Catatan Cak AT:

Di zaman ketika integritas dianggap seperti sinyal WiFi —kadang kuat, kadang putus sendiri tanpa permisi— kita sering lupa bahwa integritas itu bukan sekadar kalimat manis yang dipasang di dinding ruang rapat. Tapi, integritas adalah napas panjang yang membuat seseorang tetap tegak ketika semua sorotan kamera dipadamkan.

Dalam tradisi Islam, kualitas ini antara lain disebut “amānah”. Salah satu sifat agung yang membuat seorang pemuda Mekkah bernama Muhammad dijuluki al-Amīn, bukan karena beliau pandai membuat slogan atau jago membungkus nasihat dengan analogi berlapis peribahasa, melainkan karena beliau tak pernah sekali pun mengkhianati titipan. Amanah, dalam warisan kenabian, bukan dekorasi; ia karakter.

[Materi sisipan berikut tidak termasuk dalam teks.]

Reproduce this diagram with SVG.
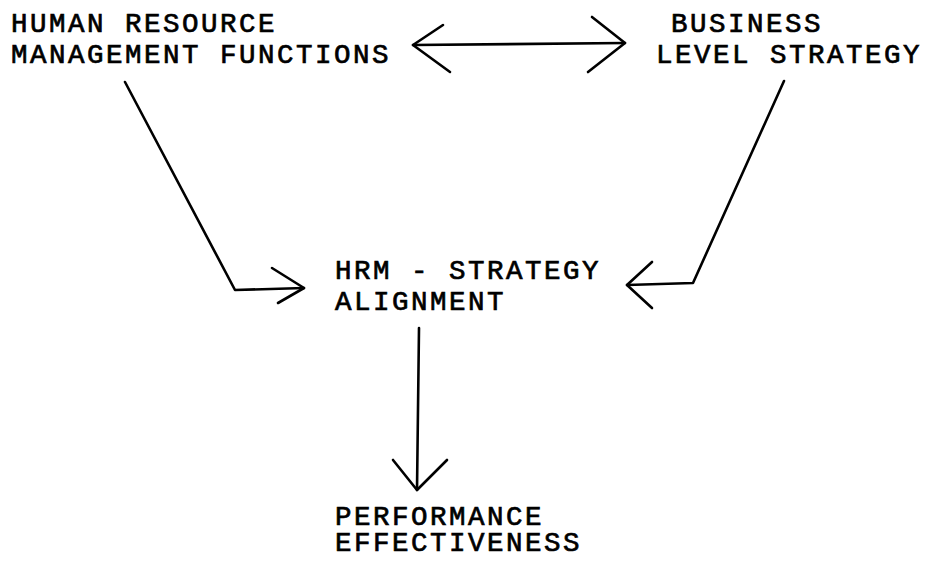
<svg xmlns="http://www.w3.org/2000/svg" width="927" height="563" viewBox="0 0 927 563">
<style>
  text { font-family: "Liberation Mono", "Courier New", monospace; font-size: 27.5px; letter-spacing: 2.5px; fill: #000; stroke: #000; stroke-width: 0.7px; }
  .c { fill: none; stroke: #000; stroke-width: 2.6; stroke-linecap: round; stroke-linejoin: round; }
</style>
<rect width="927" height="563" fill="#fff"/>
<g id="node-hrm-functions">
  <text x="11" y="32">HUMAN RESOURCE</text>
  <text x="11" y="63">MANAGEMENT FUNCTIONS</text>
</g>
<g id="node-business-strategy">
  <text x="671" y="32">BUSINESS</text>
  <text x="656" y="63">LEVEL STRATEGY</text>
</g>
<g id="node-alignment">
  <text x="335" y="279">HRM - STRATEGY</text>
  <text x="335" y="310">ALIGNMENT</text>
</g>
<g id="node-performance">
  <text x="335" y="525">PERFORMANCE</text>
  <text x="335" y="551">EFFECTIVENESS</text>
</g>
<g id="connectors">
  <path class="c" d="M413,45 L625,43"/>
  <path class="c" d="M443,25 L413,45 L450,72"/>
  <path class="c" d="M592,17 L625,43 L588,72"/>
  <path class="c" d="M125,82 L235,290 L304,288"/>
  <path class="c" d="M272,268 L304,288 L278,303"/>
  <path class="c" d="M784,81 L693,283 L627,285"/>
  <path class="c" d="M652,262 L627,285 L652,308"/>
  <path class="c" d="M419,328 L417,490"/>
  <path class="c" d="M393,460 L417,490 L447,460"/>
</g>
</svg>
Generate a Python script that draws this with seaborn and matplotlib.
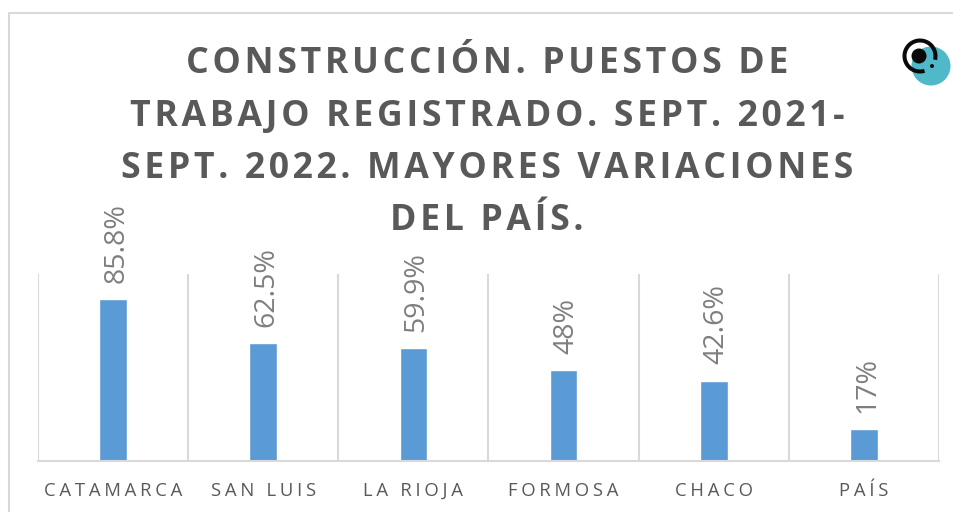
import numpy as np
import pandas as pd
import matplotlib
matplotlib.use("Agg")
import matplotlib.pyplot as plt
from matplotlib.patches import Arc, Circle
import seaborn as sns

provincias = ["CATAMARCA", "SAN LUIS", "LA RIOJA", "FORMOSA", "CHACO", "PAÍS"]
variacion = [85.8, 62.5, 59.9, 48, 42.6, 17]
etiquetas = ["85.8%", "62.5%", "59.9%", "48%", "42.6%", "17%"]
titulo = ["CONSTRUCCIÓN. PUESTOS DE", "TRABAJO REGISTRADO. SEPT. 2021-",
          "SEPT. 2022. MAYORES VARIACIONES", "DEL PAÍS."]


def espaciar(texto, n=1):
    # no letter spacing in matplotlib, so hair spaces between the letters
    return ("\u200a" * n).join(texto)


sns.set_theme(style="white")
plt.rcParams["font.family"] = ["Open Sans", "DejaVu Sans"]

fig = plt.figure(figsize=(9.54, 5.12), dpi=100)
ax = fig.add_axes([38 / 954, 51 / 512, 901 / 954, 187 / 512])

df = pd.DataFrame({"provincia": provincias, "variacion": variacion})
sns.barplot(data=df, x="provincia", y="variacion", color="#5b9bd5", saturation=1,
            width=0.185, ax=ax)
rotulos = ax.bar_label(ax.containers[0], labels=etiquetas, rotation=90, padding=11.7,
                       fontsize=20.5, color="#7f7f7f")
for r in rotulos:
    r.xyann = (2.2, r.xyann[1])

ax.set_xlim(-0.5, 5.5)
ax.set_ylim(0, 99)
ax.set_xlabel("")
ax.set_ylabel("")
ax.set_yticks([])
ax.set_xticks(range(len(provincias)))
ax.set_xticklabels([espaciar(p, 2) for p in provincias], fontsize=13.3, color="#595959",
                   va="baseline")
ax.tick_params(axis="x", which="major", length=0, pad=25)
ax.set_xticks(np.arange(-0.5, 6), minor=True)
ax.tick_params(axis="x", which="minor", length=0)
ax.grid(which="minor", axis="x", color="#d9d9d9", linewidth=1.5)
ax.set_axisbelow(True)
sns.despine(ax=ax, left=True)
ax.spines["bottom"].set_color("#d9d9d9")
ax.spines["bottom"].set_linewidth(1.5)

# overlay in pixel coordinates for the frame and the logo
over = fig.add_axes([0, 0, 1, 1], zorder=5)
over.set_xlim(0, 954)
over.set_ylim(512, 0)
over.axis("off")
over.patch.set_alpha(0)
over.plot([9, 9, 954], [512, 13, 13], color="#d9d9d9", linewidth=1.5)

for y, linea in zip([64, 117, 169, 221], titulo):
    over.text(487, y, espaciar(linea), ha="center", va="center", fontsize=25.7,
              fontweight="bold", color="#595959")

over.add_patch(Circle((931, 66), 19.5, color="#4fb8c9", linewidth=0))
over.add_patch(Arc((920, 56), 31, 31, theta1=73, theta2=374, color="#0a0a0a", linewidth=2.9))
over.add_patch(Circle((919, 56), 7.5, color="#0a0a0a", linewidth=0))
over.add_patch(Circle((932, 66), 2, color="#0a0a0a", linewidth=0))

fig.savefig("out.png", dpi=100)
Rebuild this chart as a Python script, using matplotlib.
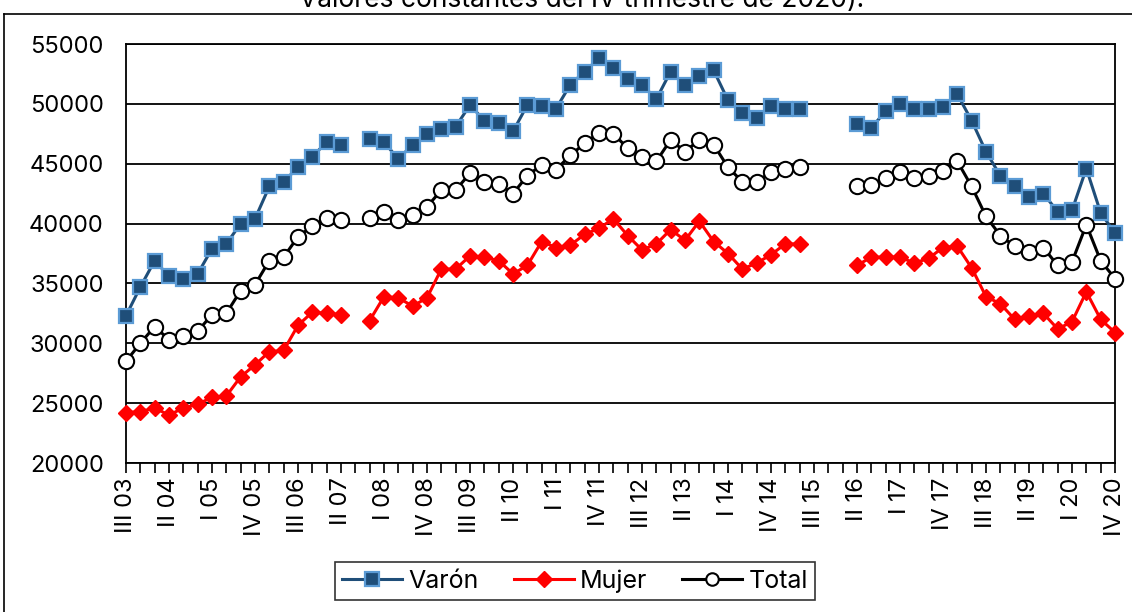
import numpy as np
import matplotlib.pyplot as plt
from matplotlib.lines import Line2D

plt.rcParams['font.family'] = ['Inter', 'DejaVu Sans']

nan = np.nan

# quarters III 2003 .. IV 2020 (70 points)
roman = ['I', 'II', 'III', 'IV']
quarters = []
for k in range(70):
    q = (2 + k) % 4
    yr = 2003 + (2 + k) // 4
    quarters.append(f"{roman[q]} {yr % 100:02d}")

varon = [32300, 34700, 36900, 35600, 35400, 35800, 37900, 38300, 40000, 40400,
         43100, 43500, 44700, 45600, 46800, 46600, nan, 47100, 46800, 45400,
         46600, 47500, 47900, 48100, 49900, 48600, 48400, 47700, 49900, 49800,
         49600, 51600, 52700, 53800, 53000, 52100, 51600, 50400, 52700, 51600,
         52300, 52800, 50300, 49200, 48800, 49800, 49600, 49600, nan, nan,
         nan, 48300, 48000, 49400, 50000, 49600, 49600, 49700, 50800, 48600,
         46000, 44000, 43100, 42200, 42500, 41000, 41100, 44600, 40900, 39200]

mujer = [24200, 24300, 24600, 24000, 24600, 24900, 25500, 25600, 27200, 28200,
         29300, 29400, 31500, 32600, 32500, 32400, nan, 31900, 33900, 33800,
         33100, 33800, 36200, 36200, 37300, 37200, 36900, 35800, 36500, 38500,
         38000, 38200, 39100, 39600, 40400, 39000, 37800, 38300, 39500, 38600,
         40200, 38500, 37500, 36200, 36700, 37400, 38300, 38300, nan, nan,
         nan, 36500, 37200, 37200, 37200, 36700, 37100, 38000, 38100, 36300,
         33900, 33300, 32000, 32300, 32500, 31200, 31800, 34300, 32000, 30900]

total = [28500, 30000, 31400, 30300, 30600, 31000, 32400, 32500, 34400, 34900,
         36900, 37200, 38900, 39800, 40500, 40300, nan, 40500, 41000, 40300,
         40700, 41400, 42800, 42800, 44200, 43500, 43300, 42500, 44000, 44900,
         44500, 45700, 46700, 47600, 47500, 46300, 45600, 45200, 47000, 46000,
         47000, 46600, 44700, 43500, 43500, 44300, 44600, 44700, nan, nan,
         nan, 43100, 43200, 43800, 44300, 43800, 44000, 44400, 45200, 43100,
         40600, 39000, 38100, 37600, 38000, 36500, 36800, 39900, 36900, 35400]

x = np.arange(len(quarters))

fig = plt.figure(figsize=(11.32, 6.12), dpi=100)
ax = fig.add_axes([126/1132, 1-463/612, (1115-126)/1132, (463-44)/612])

ax.plot(x, varon, color='#1F4E79', lw=2.2, marker='s', ms=10,
        mfc='#1F4E79', mec='#5B9BD5', mew=1.6, label='Varón', zorder=3, clip_on=False)
ax.plot(x, mujer, color='#FF0000', lw=2.2, marker='D', ms=8,
        mfc='#FF0000', mec='#FF0000', label='Mujer', zorder=3, clip_on=False)
ax.plot(x, total, color='black', lw=2.2, marker='o', ms=11,
        mfc='white', mec='black', mew=1.5, label='Total', zorder=3, clip_on=False)

ax.set_xlim(0, len(x) - 1)
ax.set_ylim(20000, 55000)
ax.set_yticks(np.arange(20000, 55001, 5000))
ax.yaxis.grid(True, color='black', lw=1.3)
ax.tick_params(axis='y', length=0, labelsize=17, pad=16)
ax.set_xticks(x, minor=True)
ax.set_xticks(x[::3])
ax.set_xticklabels(quarters[::3], rotation=90, fontsize=17)
ax.tick_params(axis='x', which='both', length=7, width=1.2, direction='out')
for s in ax.spines.values():
    s.set_linewidth(1.3)

handles = [Line2D([], [], color='#1F4E79', lw=2.2, marker='s', ms=10, mfc='#1F4E79', mec='#5B9BD5', mew=1.6),
           Line2D([], [], color='#FF0000', lw=2.2, marker='D', ms=8, mfc='#FF0000', mec='#FF0000'),
           Line2D([], [], color='black', lw=2.2, marker='o', ms=9, mfc='white', mec='black', mew=1.5)]
leg = fig.legend(handles, ['Varón', 'Mujer', 'Total'], loc='center', bbox_to_anchor=(575/1132, 1-581/612),
                 ncol=3, fontsize=18, frameon=True, fancybox=False, edgecolor='black',
                 handlelength=2.4, columnspacing=1.4, handletextpad=0.25, borderpad=0.3)
leg.get_frame().set_linewidth(1.2)

# outer chart border
fig.add_artist(Line2D([4/1132, 4/1132], [0, 1-14/612], color='black', lw=1.2))
fig.add_artist(Line2D([4/1132, 1], [1-14/612, 1-14/612], color='black', lw=1.2))

fig.text(582/1132, 1.0, 'Valores constantes del IV trimestre de 2020).', ha='center',
         va='center', fontsize=19)

fig.savefig('out.png', dpi=100)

Dalam khazanah Islam, konsep integritas memiliki tiga pilar utama: amānah, shidq, dan ‘adālah. Amānah adalah kemampuan menjaga kepercayaan, baik berupa titipan harta, jabatan, maupun tanggung jawab moral. Ini persis seperti firman Allah, “Sungguh, Allah memerintahkan kalian agar menyampaikan amanah kepada yang berhak menerimanya”* (Qs. an-Nisā’ 4:58).

Sementara shidq adalah kejujuran dalam perkataan dan konsistensi antara ucapan dan tindakan, yang oleh Nabi ditegaskan dalam sabda beliau, “Hendaklah kalian jujur, karena kejujuran membawa kepada kebaikan, dan kebaikan membawa ke surga” (HR. Bukhari-Muslim).

Adapun ‘adālah adalah keteguhan menjaga keadilan dan integritas moral, sebagaimana ditegaskan dalam Qs. al-Mā’idah 5:8: “Janganlah kebencian suatu kaum mendorong kalian untuk berlaku tidak adil. Berlaku adillah, karena ia lebih dekat kepada takwa.”

Tiga konsep ini saling menopang: amanah tanpa kejujuran adalah kebohongan yang disimpan, kejujuran tanpa amanah adalah kebenaran yang tak dapat dipercaya, dan keduanya tanpa keadilan hanya melahirkan kepura-puraan.

Sungguh, dalam hadits lain Nabi memperingatkan bahwa tanda orang munafik ada tiga: “Jika berkata, ia berdusta; jika berjanji, ia mengingkari; dan jika dipercaya, ia khianat” (HR. Bukhari-Muslim).

Dengan demikian, integritas dalam Islam bukan sekadar sifat baik, tetapi fondasi karakter yang menghubungkan seseorang dengan Allah, dengan sesama manusia, dan dengan dirinya sendiri.